Recent filings revealed that nearly 30% of Berkshire Hathaway’s portfolio was cash, the largest proportion since before the financial crisis. Although the Oracle of Omaha is known to keep large amounts of cash on hand for big acquisitions, the fact that he’s stashing away more than usual may indicate that he sees a dip on the horizon.
Buffett said last year that the S&P 500 was a buy, but that was before this year’s trade tensions between the U.S. and China. More recently, he said that the trade war was affecting his railway business, BNSF, which may indicate that he has changed his mind to reflect new circumstances.
As the saying goes, when a 900-pound gorilla speaks, you listen. However, it may be even more worthwhile to look at how the gorilla is spending money. With that in mind, let’s take a deep look at Buffett’s $122 billion cash stockpile–as well as the other major components of his portfolio.
What the $122 billion cash stockpile really consists of…
It’s been widely reported recently that Warren Buffett has $122 billion sitting around in cash. Strictly speaking, that’s not entirely accurate; most of that cash horde consists of cash equivalents like T-bills and short-term bonds.
But for stock market investors, the significance is the same: it’s capital that Buffett could be investing in stocks, but isn’t. Granted, Buffett’s situation is a little different from that of the average investor.

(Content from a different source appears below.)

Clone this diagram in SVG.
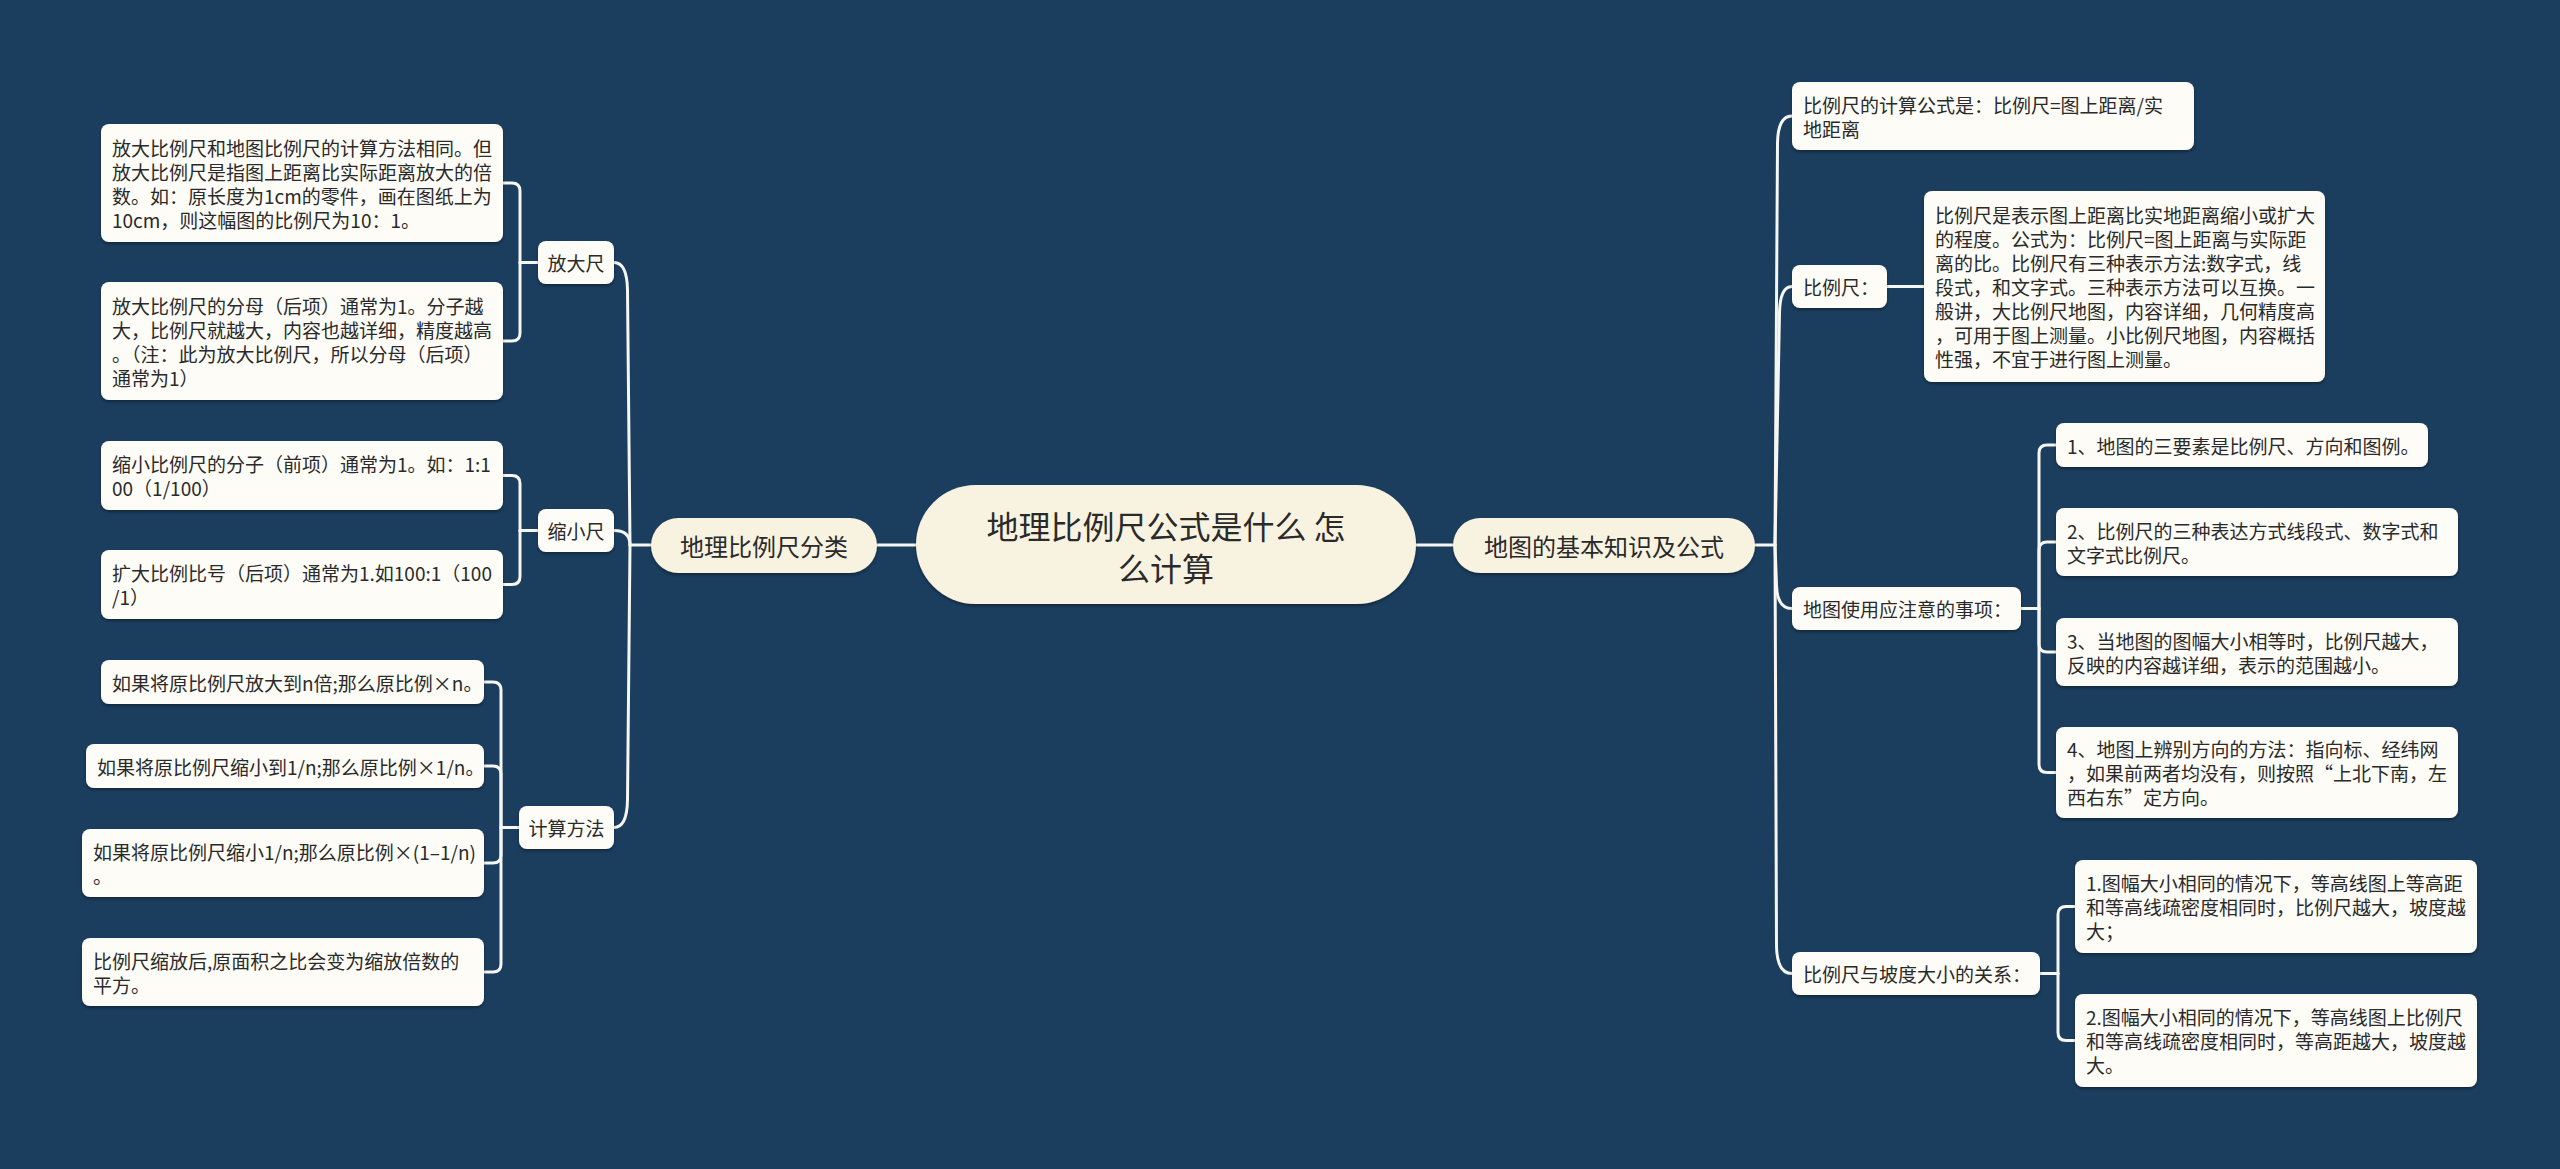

When you’ve got billions to play with, you may hold off on buying stocks in favour of purchasing companies outright. However, the fact that Buffett is buying neither stocks nor companies with that $122 billion could be a bad sign.
What Buffett is buying
Buffett is avoiding equity investments altogether. Last year, the Oracle loaded up on bank stocks. With over $100 billion in banks, these stocks make up about a fifth of Berkshire’s holdings–with Bank of America his largest single bank position. Evidently, Buffett believes that American banks are well-positioned to weather the next downturn. The question is, how should Canadian investors react to this?
A similar Canadian stock
Canadian investors always have the option of buying U.S. stocks. Typically, when you open a brokerage account in Canada, you’ll get both a CAD and a USD account. So if you want to directly copy Buffett, you could always buy U.S. banks like BOA.
However, if you prefer to keep your money in Canadian equities and avoid currency conversion costs, you’re in luck.
Toronto-Dominion Bank (TSX:TD)(NYSE:TD) is a Canadian bank stock that resembles Buffett’s favourite U.S. bank plays. With a large U.S. retail business, it’s by far the most American of Canadian banks. It also owns a 40% stake in the U.S. brokerage TD Ameritrade, giving it a double dose of U.S. exposure.
The U.S. banking system is generally less regulated than the Canadian one, which means it has more potential for growth. It also makes U.S. banks riskier than Canadian banks, something investors have to keep in mind.
The 2008-2010 recession caused a major banking crisis in the U.S., from which Canadian banks were spared. TD, with its significant U.S. exposure, is less immune to this than other Canadian banks.
However, its U.S. presence also provides huge benefits. TD is only the 9th largest bank in the U.S., and it’s growing like wildfire in that market. Assuming that the next recession doesn’t result in a banking crisis–and Buffett seems to think it won’t–TD will survive the lean years and emerge with solid growth in the years that follow.